- [EXERCISE AIM]
Below are the records. Gather each line that holds "code".

- [RECORDS SUPPLIED]
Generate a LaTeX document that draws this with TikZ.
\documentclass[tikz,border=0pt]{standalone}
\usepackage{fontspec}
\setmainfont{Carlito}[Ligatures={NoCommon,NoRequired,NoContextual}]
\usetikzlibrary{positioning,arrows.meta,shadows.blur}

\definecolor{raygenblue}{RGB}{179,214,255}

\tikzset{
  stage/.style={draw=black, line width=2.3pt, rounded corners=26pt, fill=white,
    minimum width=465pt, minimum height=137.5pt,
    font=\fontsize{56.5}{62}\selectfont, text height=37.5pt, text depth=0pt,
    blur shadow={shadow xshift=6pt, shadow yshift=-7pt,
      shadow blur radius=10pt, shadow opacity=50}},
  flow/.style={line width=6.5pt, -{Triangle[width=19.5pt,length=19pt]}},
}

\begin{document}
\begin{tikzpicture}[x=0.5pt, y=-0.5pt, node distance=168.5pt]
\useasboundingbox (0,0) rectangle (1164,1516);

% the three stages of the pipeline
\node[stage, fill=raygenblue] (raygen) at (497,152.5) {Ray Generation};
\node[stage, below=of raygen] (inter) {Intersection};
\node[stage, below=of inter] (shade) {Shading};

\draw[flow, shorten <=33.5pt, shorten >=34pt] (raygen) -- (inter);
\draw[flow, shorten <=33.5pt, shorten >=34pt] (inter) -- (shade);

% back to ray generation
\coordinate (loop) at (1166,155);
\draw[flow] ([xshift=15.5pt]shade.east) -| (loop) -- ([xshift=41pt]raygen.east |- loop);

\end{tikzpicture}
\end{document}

---

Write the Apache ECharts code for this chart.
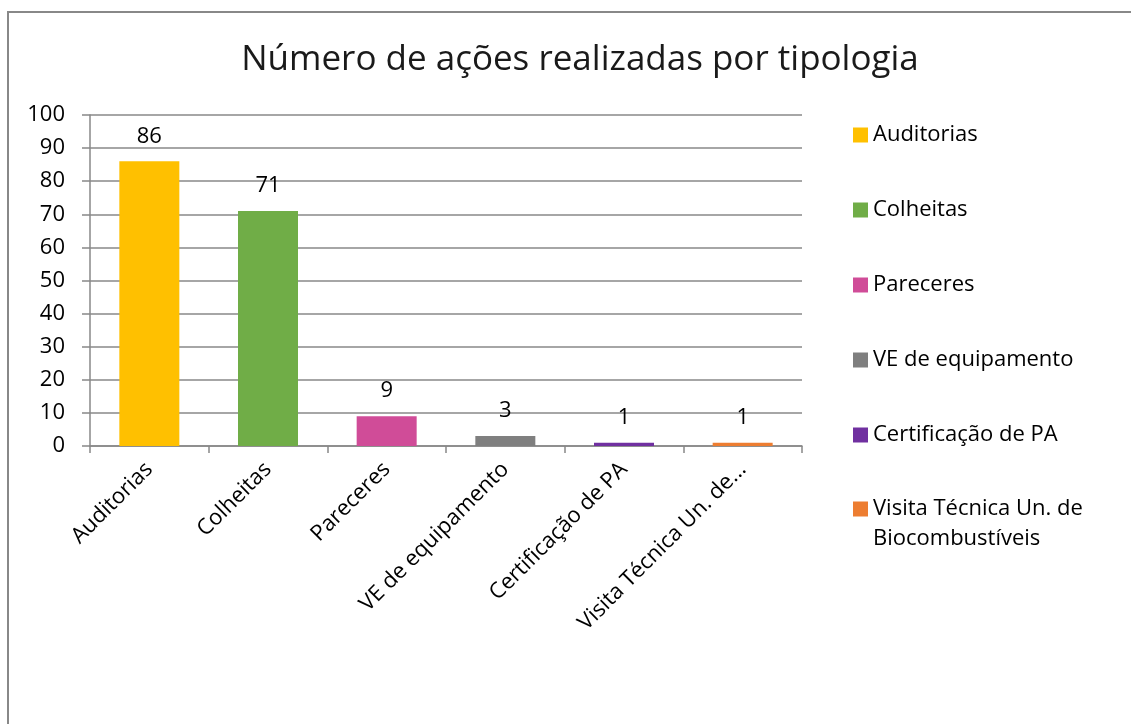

...

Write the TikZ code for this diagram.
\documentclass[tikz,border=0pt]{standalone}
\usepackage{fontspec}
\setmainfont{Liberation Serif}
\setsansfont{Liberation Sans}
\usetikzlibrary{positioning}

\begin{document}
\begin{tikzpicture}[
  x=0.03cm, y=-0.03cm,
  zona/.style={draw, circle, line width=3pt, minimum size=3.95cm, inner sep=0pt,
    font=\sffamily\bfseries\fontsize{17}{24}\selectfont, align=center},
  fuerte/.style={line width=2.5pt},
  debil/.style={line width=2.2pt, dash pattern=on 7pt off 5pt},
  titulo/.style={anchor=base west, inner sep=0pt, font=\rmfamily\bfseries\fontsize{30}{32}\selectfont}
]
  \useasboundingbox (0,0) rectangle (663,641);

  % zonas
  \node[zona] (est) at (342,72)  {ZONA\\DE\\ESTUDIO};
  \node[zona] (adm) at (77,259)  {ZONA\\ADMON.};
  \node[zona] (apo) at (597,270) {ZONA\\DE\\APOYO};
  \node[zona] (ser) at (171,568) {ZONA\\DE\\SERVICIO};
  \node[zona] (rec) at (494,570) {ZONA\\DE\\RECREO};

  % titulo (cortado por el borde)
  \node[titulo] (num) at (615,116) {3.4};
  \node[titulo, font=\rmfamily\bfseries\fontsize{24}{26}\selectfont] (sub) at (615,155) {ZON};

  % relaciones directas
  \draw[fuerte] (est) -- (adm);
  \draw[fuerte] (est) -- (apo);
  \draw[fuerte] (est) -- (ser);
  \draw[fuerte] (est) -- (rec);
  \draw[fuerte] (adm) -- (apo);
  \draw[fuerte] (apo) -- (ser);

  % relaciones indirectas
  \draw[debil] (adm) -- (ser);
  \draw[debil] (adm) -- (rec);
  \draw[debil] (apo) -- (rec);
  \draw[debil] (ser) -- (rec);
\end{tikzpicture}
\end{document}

- [FINAL ANSWER]
Write the Apache ECharts code for this chart.
Write the TikZ code for this diagram.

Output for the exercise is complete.